Anti Halloween y anti todo


Está de moda el anti. O más que de moda, quizás lo que ocurre es que hay poca capacidad, poca profundidad para crear y hay que conformarse con atacar, con destruir lo que otros hacen. Aunque, pensándolo bien, la raíz del asunto esté, más bien, en la incapacidad para aceptar que hay otros mundos, otros gustos, otros intereses, otras formas de ver y de hacer la vida.
Nos molesta lo diferente, lo impropio, lo llamativo, lo que resalta. Y esa libertad a la hora de descalificar que se nos ha impuesto por encima de todo nos inviste de una supuesta autoridad para ridiculizar todo aquello que no concuerda exactamente con nuestros postulados morales, éticos, estéticos o ideológicos.
Es como una supuesta modernización de aquellas viejas de los visillos, que contaban las horas y los minutos para reunirse con sus comadres y aprovechar la reunión para pelar a todo aquel que no estuviera presente, ya fuera por sus comportamientos, por sus apariencias o por sus formas de expresarse y relacionarse.
Ahora somos anti-Halloween. ¿Por qué? Por variadas razones. Unos porque es un invento americano, que no es español vamos. Da igual que más del 90% de los utensilios, herramientas, instrumentos, inventos, costumbres, fiestas y tendencias que utilizamos o mantenemos tampoco lo sean. El caso es ser anti.
Para otros, la razón es que es una horterada, que se disfraza uno de muerto, que los niños piden caramelos o que se tiran petardos. Razones, todas, que no importan a los mismos seres humanos para idolatrar o, al menos, respetar, otras fiestas patrias como el Carnaval, las Fallas, los Sanfermines o la Tomatina de Buñol, todas ellas mucho más lógicas, elegantes y estéticas, adónde va a parar.

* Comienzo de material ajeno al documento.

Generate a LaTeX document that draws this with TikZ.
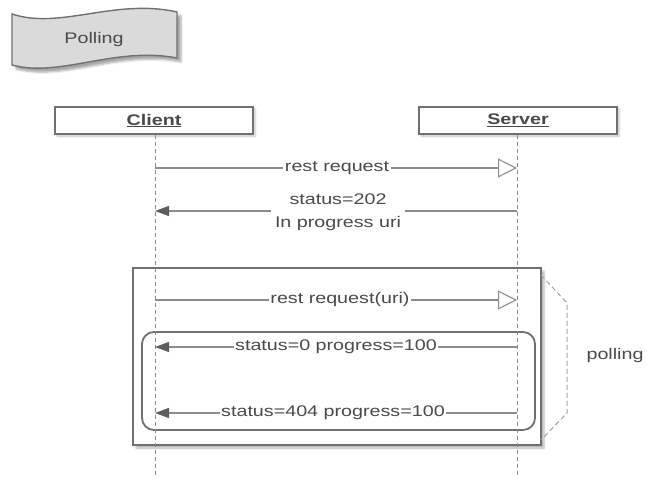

En Almería, mi casa, mi tierra, acabamos de celebrar Halloween con un invento del Ayuntamiento que se ha denominado ‘La noche en negro’. El evento en sí ha supuesto que miles, pero muchos miles de almerienses salgan de sus casas, paseen, se tomen cañas con tapa, compren ropa, libros y discos, se asusten con los que iban disfrazados de muerte o de famosos del corazón, le compren un globo o un regaliz al niño e incluso alguno ha habido que se ha atrevido a tomarse un combinado etílico.
Conozco algún caso de establecimientos que, esa noche, han multiplicado por diez su caja habitual. Y mire que le diga, con la que está cayendo, con el paro pisándonos los talones, con las colas en los comedores sociales, con las nóminas más congeladas que la imaginación de la mayoría, las pagas extras embutidas en un traje de pino para celebrar el Día de Todos los Santos y una retahíla de empresas preparadas para representar el Santo Entierro cuando llegue la Semana Santa, todo lo que sea mover a la gente y al dinero, hacer que se gaste, que se invierta, que los negocios hagan caja y puedan pagar a sus acreedores y trabajadores, a mí me parece una bendición del cielo. Vaya la gente disfrazada o en pelotas.